Named as defendants are Mr. Cruz, 20 years old at the time of the accident; Naked Pizza, headquartered in McLean, Virginia; Kathy Vik, the president and CEO of the now since closed Naked Pizza franchise on Nassau Street; her business NKPNJ Princeton LLC; and Gisela Ayala, Mr. Cruz’s mother and the owner of the Toyota Prius that Mr. Cruz was driving the night of the accident.
Ms. Emerson, 26, missed half a year of school, but she since has returned, said her lawyer, Richard Brockway, by phone Monday.
Her lawsuit faults Naked Pizza for a 25-minute delivery rule and other practices and policies “designed to increase speed of delivery and provided explicit rules, instructions and training to its franchisees, including NKPNJ, Princeton LLC, designed to achieve its singular objective.”

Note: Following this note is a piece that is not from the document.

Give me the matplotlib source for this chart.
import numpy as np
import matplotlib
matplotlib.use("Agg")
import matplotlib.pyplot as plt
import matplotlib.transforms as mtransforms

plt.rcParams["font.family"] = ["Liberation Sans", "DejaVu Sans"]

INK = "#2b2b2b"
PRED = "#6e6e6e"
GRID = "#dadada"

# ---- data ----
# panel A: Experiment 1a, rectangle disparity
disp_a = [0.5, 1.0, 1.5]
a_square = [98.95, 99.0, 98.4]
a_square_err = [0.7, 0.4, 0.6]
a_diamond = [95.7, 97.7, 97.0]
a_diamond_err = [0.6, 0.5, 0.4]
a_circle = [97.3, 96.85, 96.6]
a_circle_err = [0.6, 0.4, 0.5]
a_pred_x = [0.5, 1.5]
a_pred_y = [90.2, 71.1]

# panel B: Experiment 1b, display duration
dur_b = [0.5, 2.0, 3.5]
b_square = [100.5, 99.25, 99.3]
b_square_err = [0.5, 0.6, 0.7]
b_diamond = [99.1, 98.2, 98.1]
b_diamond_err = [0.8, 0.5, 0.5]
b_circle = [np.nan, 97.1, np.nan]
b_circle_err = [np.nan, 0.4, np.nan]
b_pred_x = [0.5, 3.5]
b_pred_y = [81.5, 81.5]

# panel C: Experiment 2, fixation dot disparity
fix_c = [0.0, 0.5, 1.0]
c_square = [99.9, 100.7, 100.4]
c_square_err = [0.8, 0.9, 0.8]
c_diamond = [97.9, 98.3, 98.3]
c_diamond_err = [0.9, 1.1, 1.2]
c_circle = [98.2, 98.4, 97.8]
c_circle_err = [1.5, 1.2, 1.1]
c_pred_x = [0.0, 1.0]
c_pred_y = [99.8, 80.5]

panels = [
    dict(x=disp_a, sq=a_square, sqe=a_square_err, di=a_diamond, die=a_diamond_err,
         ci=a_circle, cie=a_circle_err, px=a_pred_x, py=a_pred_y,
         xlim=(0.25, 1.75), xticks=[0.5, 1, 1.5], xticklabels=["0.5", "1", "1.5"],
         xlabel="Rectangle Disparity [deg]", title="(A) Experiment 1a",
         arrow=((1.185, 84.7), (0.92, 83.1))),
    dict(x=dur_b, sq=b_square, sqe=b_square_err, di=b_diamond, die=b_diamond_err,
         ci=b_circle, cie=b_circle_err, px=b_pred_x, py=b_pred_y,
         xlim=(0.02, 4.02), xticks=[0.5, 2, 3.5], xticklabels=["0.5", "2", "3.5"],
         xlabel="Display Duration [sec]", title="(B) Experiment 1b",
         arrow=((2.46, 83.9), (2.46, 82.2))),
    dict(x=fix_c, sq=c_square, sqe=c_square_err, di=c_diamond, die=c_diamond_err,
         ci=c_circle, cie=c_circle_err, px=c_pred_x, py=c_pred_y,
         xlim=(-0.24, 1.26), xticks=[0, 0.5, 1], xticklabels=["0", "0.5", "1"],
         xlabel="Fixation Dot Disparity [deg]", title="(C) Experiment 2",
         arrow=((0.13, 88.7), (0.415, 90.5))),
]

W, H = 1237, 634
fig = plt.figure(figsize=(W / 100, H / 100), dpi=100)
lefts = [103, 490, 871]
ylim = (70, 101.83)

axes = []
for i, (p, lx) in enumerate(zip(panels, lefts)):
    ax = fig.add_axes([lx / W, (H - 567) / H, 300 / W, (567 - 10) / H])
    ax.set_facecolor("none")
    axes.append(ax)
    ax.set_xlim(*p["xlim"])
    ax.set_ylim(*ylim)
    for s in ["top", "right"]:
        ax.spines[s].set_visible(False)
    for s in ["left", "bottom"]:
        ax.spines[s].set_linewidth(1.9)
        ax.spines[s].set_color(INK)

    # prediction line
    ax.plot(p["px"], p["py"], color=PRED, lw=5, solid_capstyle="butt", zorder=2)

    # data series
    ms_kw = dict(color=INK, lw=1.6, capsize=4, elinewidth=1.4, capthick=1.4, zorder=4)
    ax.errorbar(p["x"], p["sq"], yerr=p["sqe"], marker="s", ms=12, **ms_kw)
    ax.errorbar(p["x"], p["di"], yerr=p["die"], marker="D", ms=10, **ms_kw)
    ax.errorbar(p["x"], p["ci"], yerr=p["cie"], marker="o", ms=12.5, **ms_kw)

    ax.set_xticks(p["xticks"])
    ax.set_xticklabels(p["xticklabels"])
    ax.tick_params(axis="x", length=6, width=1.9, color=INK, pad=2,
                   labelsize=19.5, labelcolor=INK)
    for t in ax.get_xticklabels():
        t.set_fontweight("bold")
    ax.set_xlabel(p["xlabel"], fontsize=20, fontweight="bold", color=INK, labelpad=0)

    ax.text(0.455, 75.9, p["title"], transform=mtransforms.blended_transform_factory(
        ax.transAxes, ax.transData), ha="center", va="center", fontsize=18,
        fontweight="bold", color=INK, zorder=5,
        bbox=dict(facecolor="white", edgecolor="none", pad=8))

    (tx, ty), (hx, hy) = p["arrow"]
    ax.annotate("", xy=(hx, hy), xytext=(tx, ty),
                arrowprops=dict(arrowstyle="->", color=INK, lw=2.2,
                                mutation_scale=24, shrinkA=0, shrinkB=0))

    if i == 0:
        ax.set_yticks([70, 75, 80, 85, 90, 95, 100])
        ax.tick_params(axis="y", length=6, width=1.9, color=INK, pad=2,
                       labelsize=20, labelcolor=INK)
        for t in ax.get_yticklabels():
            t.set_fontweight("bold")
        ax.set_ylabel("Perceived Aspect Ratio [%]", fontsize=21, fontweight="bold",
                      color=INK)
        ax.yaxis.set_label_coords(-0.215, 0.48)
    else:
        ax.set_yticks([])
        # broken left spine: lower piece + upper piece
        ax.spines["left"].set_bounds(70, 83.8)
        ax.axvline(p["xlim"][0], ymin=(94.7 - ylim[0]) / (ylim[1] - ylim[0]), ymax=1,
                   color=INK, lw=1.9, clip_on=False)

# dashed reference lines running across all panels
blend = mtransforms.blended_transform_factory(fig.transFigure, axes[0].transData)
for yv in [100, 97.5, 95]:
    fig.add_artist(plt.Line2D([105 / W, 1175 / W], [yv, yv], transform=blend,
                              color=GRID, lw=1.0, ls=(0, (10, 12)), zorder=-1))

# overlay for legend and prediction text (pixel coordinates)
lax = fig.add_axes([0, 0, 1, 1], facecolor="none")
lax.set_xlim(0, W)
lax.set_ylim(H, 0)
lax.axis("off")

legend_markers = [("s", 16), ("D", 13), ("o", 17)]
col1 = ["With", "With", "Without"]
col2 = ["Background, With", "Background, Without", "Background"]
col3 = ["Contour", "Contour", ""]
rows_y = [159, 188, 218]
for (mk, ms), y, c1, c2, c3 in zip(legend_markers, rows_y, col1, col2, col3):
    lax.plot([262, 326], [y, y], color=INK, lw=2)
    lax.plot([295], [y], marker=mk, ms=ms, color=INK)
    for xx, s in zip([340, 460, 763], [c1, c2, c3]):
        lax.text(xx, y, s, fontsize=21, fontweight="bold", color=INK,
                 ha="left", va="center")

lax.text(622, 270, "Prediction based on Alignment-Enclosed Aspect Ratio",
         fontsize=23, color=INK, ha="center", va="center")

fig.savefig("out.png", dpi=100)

Ms. Emerson claims at NKPNJ Princeton that took the form of enforcing the delivery rule and factoring delivery times into drivers’ evaluations, which also affected bonuses for managers and drivers. Furthermore, she alleged it encouraged “its drivers to increase speed of delivery through financially based competition between drivers which posted results of the fastest delivery times and provided pay incentives to competing drivers based on speed of delivery.”
Finally, she contends it mandated, sanctioned or condoned the use of GPS or other hand-held electronic devices by drivers “to improve delivery times, resulting in dangerous, distracted driving practices in violation of the motor vehicle laws of the state of New Jersey.”
According to the lawsuit, Mr. Cruz was indicted by a Mercer County grand jury on a charge of aggravated assault.